The Oxford Martin Programme on

Computational Cosmology

The Programme on Computational Cosmology was established with funding from the Oxford Martin School in 2010 and the grant from the School ended in 2015. Although the programme no longer receives funding from the Oxford Martin School, Zooniverse continues to operate and is now the world’s largest and most popular platform for people-powered research.

We address how data from enormous experiments can be processed, and look at ways of extending to other disciplines methods that are developing in astrophysics and cosmology.

For most of scientific history, how fast we added to our knowledge of the universe was limited by the amount of data available. 21st century science is fundamentally different. Advances in technology provide an unprecedented wealth of information to researchers in diverse fields across the sciences.

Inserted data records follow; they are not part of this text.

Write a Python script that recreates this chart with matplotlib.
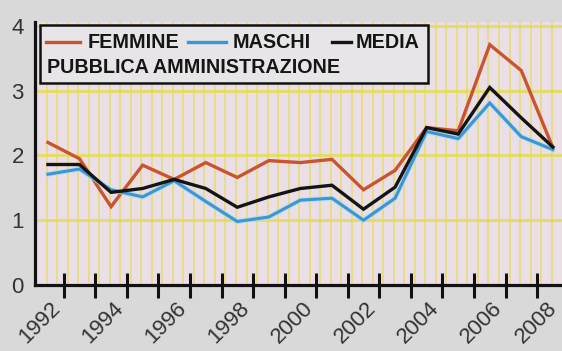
import matplotlib
matplotlib.use("Agg")
import matplotlib.pyplot as plt
from matplotlib.ticker import MultipleLocator, FixedLocator, NullFormatter
from matplotlib.lines import Line2D
from matplotlib.patches import Rectangle
import matplotlib.transforms as mtransforms
import numpy as np

years = list(range(1992, 2009))
femmine = [2.20, 1.95, 1.21, 1.85, 1.63, 1.89, 1.66, 1.92, 1.89, 1.94, 1.47, 1.77, 2.43, 2.38, 3.71, 3.31, 2.12]
maschi  = [1.71, 1.79, 1.47, 1.36, 1.61, 1.29, 0.98, 1.05, 1.31, 1.34, 1.00, 1.34, 2.37, 2.26, 2.81, 2.29, 2.09]
media   = [1.86, 1.86, 1.43, 1.49, 1.63, 1.49, 1.20, 1.36, 1.49, 1.54, 1.17, 1.51, 2.43, 2.33, 3.05, 2.58, 2.13]
xlabels = ["1992", "1994", "1996", "1998", "2000", "2002", "2004", "2006", "2008"]
yticks = [0, 1, 2, 3, 4]
legend_names = ["FEMMINE", "MASCHI", "MEDIA"]
legend_sub = "PUBBLICA AMMINISTRAZIONE"

RED = "#c9542f"
BLUE = "#3a96d4"
BLACK = "#141414"
W, H = 562, 351

fig = plt.figure(figsize=(W / 100, H / 100), dpi=100)
fig.patch.set_facecolor("#dad9da")
ax = fig.add_axes([35 / W, (H - 285) / H, 1 - 35 / W, (285 - 22) / H])
ax.set_facecolor("#eadfe6")

ax.set_xlim(1991.59, 2008.29)
ax.set_ylim(0, 4.06)

# yellow grid
ax.xaxis.set_minor_locator(MultipleLocator(1 / 3, offset=0.96))
ax.grid(which="minor", axis="x", color="#e6dc6a", lw=1.3, alpha=0.8)
ax.yaxis.set_major_locator(FixedLocator(yticks))
ax.grid(which="major", axis="y", color="#e3dc4c", lw=2.0, alpha=0.85)
ax.set_axisbelow(True)

# lines
ax.plot(years, femmine, color=RED, lw=2.4, solid_joinstyle="miter", zorder=3)
ax.plot(years, maschi, color="#a8dcf2", lw=3.6, zorder=3.5, alpha=0.7)
ax.plot(years, maschi, color=BLUE, lw=2.2, solid_joinstyle="miter", zorder=4)
ax.plot(years, media, color=BLACK, lw=2.4, solid_joinstyle="miter", zorder=5)

# spines
for s in ["top", "right"]:
    ax.spines[s].set_visible(False)
for s in ["left", "bottom"]:
    ax.spines[s].set_linewidth(2.3)
    ax.spines[s].set_color("#111111")
    ax.spines[s].set_zorder(6)

# y ticks
ax.set_yticks(yticks)
ax.set_yticklabels([str(v) for v in yticks], fontsize=16, color="#333333",
                   family="Liberation Sans")
ax.tick_params(axis="y", which="both", length=0, pad=8)

# x ticks: between years, crossing the axis
ax.xaxis.set_major_locator(FixedLocator([y + 0.5 for y in years[:-1]]))
ax.xaxis.set_major_formatter(NullFormatter())
ax.tick_params(axis="x", which="major", direction="inout", length=18, width=2.2,
               color="#111111")
ax.tick_params(axis="x", which="minor", length=0)

trans = mtransforms.blended_transform_factory(ax.transData, ax.transAxes)
for lab in xlabels:
    xv = min(int(lab) + 0.3, 2008.03)
    ax.text(xv, -0.075, lab, transform=trans, rotation=45, rotation_mode="anchor",
            ha="right", va="center", fontsize=16, color="#333333",
            family="Liberation Sans", clip_on=False)

# legend box (figure pixel coords)
def fx(x):
    return x / W

def fy(y):
    return 1 - y / H

fig.patches.append(Rectangle((fx(40), fy(83)), fx(428) - fx(40), fy(25) - fy(83),
                             transform=fig.transFigure, facecolor="#e7e5e7",
                             edgecolor="#111111", lw=1.8, zorder=10))
colors = [RED, BLUE, BLACK]
seg = [(46, 80), (188, 226), (332, 351)]
txt_x = [88, 233, 356]
for name, c, (a, b), tx in zip(legend_names, colors, seg, txt_x):
    fig.lines.append(Line2D([fx(a), fx(b)], [fy(42), fy(42)], transform=fig.transFigure,
                            color=c, lw=2.4, zorder=11))
    fig.text(fx(tx), fy(42.5), name, ha="left", va="center", fontsize=14.2,
             fontweight="bold", color="#151515", family="Liberation Sans", zorder=12)
fig.text(fx(47), fy(67.5), legend_sub, ha="left", va="center", fontsize=14.2,
         fontweight="bold", color="#151515", family="Liberation Sans", zorder=12)

fig.savefig("out.png", dpi=100, facecolor=fig.get_facecolor())
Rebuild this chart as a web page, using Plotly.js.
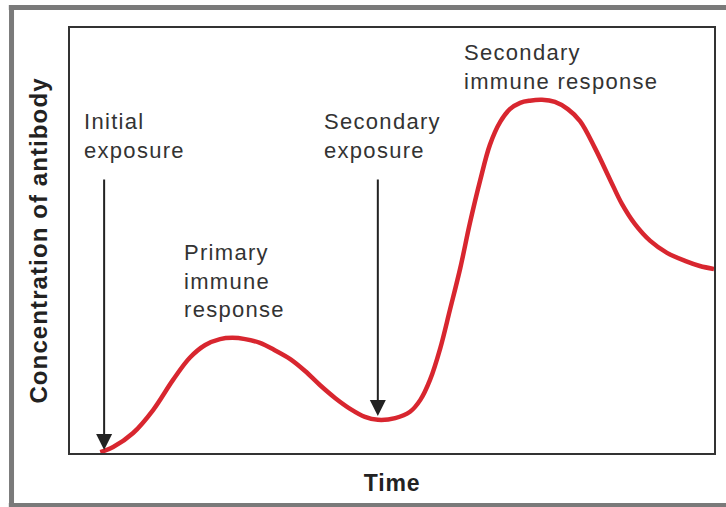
<!DOCTYPE html>
<html>
<head>
<meta charset="utf-8">
<script src="https://cdn.plot.ly/plotly-3.0.1.min.js"></script>
<style>
  html, body { margin: 0; padding: 0; background: #fff; overflow: hidden; }
  #chart { width: 726px; height: 507px; }
  .annotation-text { letter-spacing: 1.3px; }
  .xtitle { letter-spacing: 0.8px; }
  .ytitle { letter-spacing: 1.1px; }
</style>
</head>
<body>
<div id="chart"></div>
<script>
// Curve: antibody concentration over time (arbitrary units, 0-100)
const timeValues = [4.7, 6.7, 9.8, 12.9, 16.0, 18.6, 21.0, 23.3, 25.2, 27.2, 29.5, 31.8, 34.2, 36.5, 38.8, 41.2, 43.5, 45.8, 47.8, 50.5, 52.8, 54.4, 55.9, 57.5, 59.0, 60.6, 62.1, 63.7, 65.2, 66.8, 68.3, 69.9, 71.4, 73.3, 75.3, 77.3, 79.2, 81.5, 83.9, 85.7, 87.7, 90.1, 92.7, 95.5, 97.8, 100];
const antibodyValues = [0.2, 1.4, 4.7, 10.1, 17.2, 22.4, 25.4, 26.8, 27.1, 26.8, 25.9, 24.2, 22.1, 19.3, 16.0, 12.9, 10.4, 8.5, 7.8, 8.2, 9.7, 12.5, 17.2, 24.7, 33.7, 43.5, 54.1, 64.2, 72.5, 77.9, 80.9, 82.4, 82.9, 83.1, 82.6, 80.9, 78.1, 71.8, 64.2, 58.6, 53.9, 49.9, 47.1, 45.2, 44.0, 43.3];

// Exposure arrows
const arrowX = [5.3, 47.8];
const arrowTipY = [0.7, 8.7];
const arrowTailY = [64.7, 64.7];

// Text labels
const labelTexts = ["Initial<br>exposure", "Primary<br>immune<br>response", "Secondary<br>exposure", "Secondary<br>immune response"];
const labelX = [1.9, 17.4, 39.1, 60.9];
const labelY = [81.4, 50.6, 81.4, 97.6];

const xTitle = "Time";
const yTitle = "Concentration of antibody";

const textColor = "#333333";
const annotations = [];
labelTexts.forEach((t, i) => {
  annotations.push({
    x: labelX[i], y: labelY[i], xref: 'x', yref: 'y',
    text: t, showarrow: false, xanchor: 'left', yanchor: 'top', align: 'left',
    font: { family: 'Liberation Sans, Arial, sans-serif', size: 22, color: textColor }
  });
});
arrowX.forEach((x, i) => {
  annotations.push({
    x: x, y: arrowTipY[i], ax: x, ay: arrowTailY[i],
    xref: 'x', yref: 'y', axref: 'x', ayref: 'y',
    text: '', showarrow: true, arrowhead: 2, arrowsize: 1.6, arrowwidth: 2, arrowcolor: '#222222'
  });
});

const trace = {
  x: timeValues, y: antibodyValues, type: 'scatter', mode: 'lines',
  line: { color: '#d8262f', width: 4.5, shape: 'spline', smoothing: 1 },
  hoverinfo: 'skip'
};

const axisCommon = {
  showgrid: false, zeroline: false, showticklabels: false, ticks: '',
  showline: true, mirror: true, linecolor: '#333333', linewidth: 2, fixedrange: true
};

const frameLine = { color: '#7a7a7a', width: 5 };
const layout = {
  width: 726, height: 507,
  margin: { l: 70, r: 12, t: 28, b: 54 },
  paper_bgcolor: '#ffffff', plot_bgcolor: '#ffffff',
  showlegend: false,
  xaxis: Object.assign({}, axisCommon, {
    range: [0, 100],
    title: { text: xTitle, standoff: 21, font: { family: 'Liberation Sans, Arial, sans-serif', size: 23, color: '#222222', weight: 'bold' } }
  }),
  yaxis: Object.assign({}, axisCommon, {
    range: [0, 100],
    title: { text: yTitle, standoff: 14, font: { family: 'Liberation Sans, Arial, sans-serif', size: 24, color: '#222222', weight: 'bold' } }
  }),
  annotations: annotations,
  shapes: [
    { type: 'line', xref: 'paper', yref: 'paper', layer: 'below', x0: -0.095, x1: 1.02, y0: 1.048, y1: 1.048, line: frameLine },
    { type: 'line', xref: 'paper', yref: 'paper', layer: 'below', x0: -0.0908, x1: -0.0908, y0: -0.127, y1: 1.052, line: frameLine },
    { type: 'line', xref: 'paper', yref: 'paper', layer: 'below', x0: -0.095, x1: 1.02, y0: -0.1235, y1: -0.1235, line: frameLine }
  ]
};

Plotly.newPlot('chart', [trace], layout, { displayModeBar: false, staticPlot: true });
</script>
</body>
</html>
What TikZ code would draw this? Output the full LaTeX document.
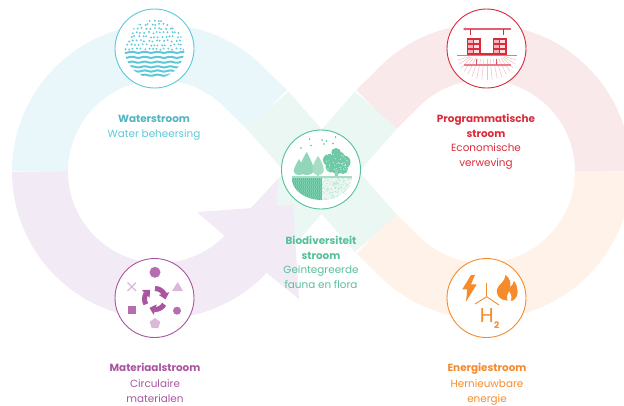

We are a team of astrophysicists who recognise the tools and technologies we are developing to map the skies can be used in many other fields of analysis.

Our focus is on enhancing collaboration across disciplines and sharing methodologies that will accelerate progress in fields as diverse as oceanography, climate science and medicine.

Processing Data: we are working on methods required for processing and using data from multi-detector experiments that collect data on long time scales.

Applying tools from modelling the universe: we are developing and using codes that make it possible to model the evolution of a significant piece of the early Universe and still zoom in on the formation of an individual galaxy like the Milky Way. Our experience has allowed us to undertake the largest, detailed, gravitational/hydro-dynamical simulation of the visible Universe.

Citizen Science: our Zooniverse project has pioneered a novel approach to ensure that in processing data, the ability to make serendipitous discoveies and unexpected connections is not lost. It began with Galazy Zoo, where 250,000 volunteers were recruited to analyse data from the Sloan Digial Sky Survey, of one million galaxies, producing classifications more accurate than current state-of-the-art computer models. The volunteers made change chance discoveries of new types of objects like the super-star-forming Pea Galaxies and the unusual Hanny’s Voorwerp.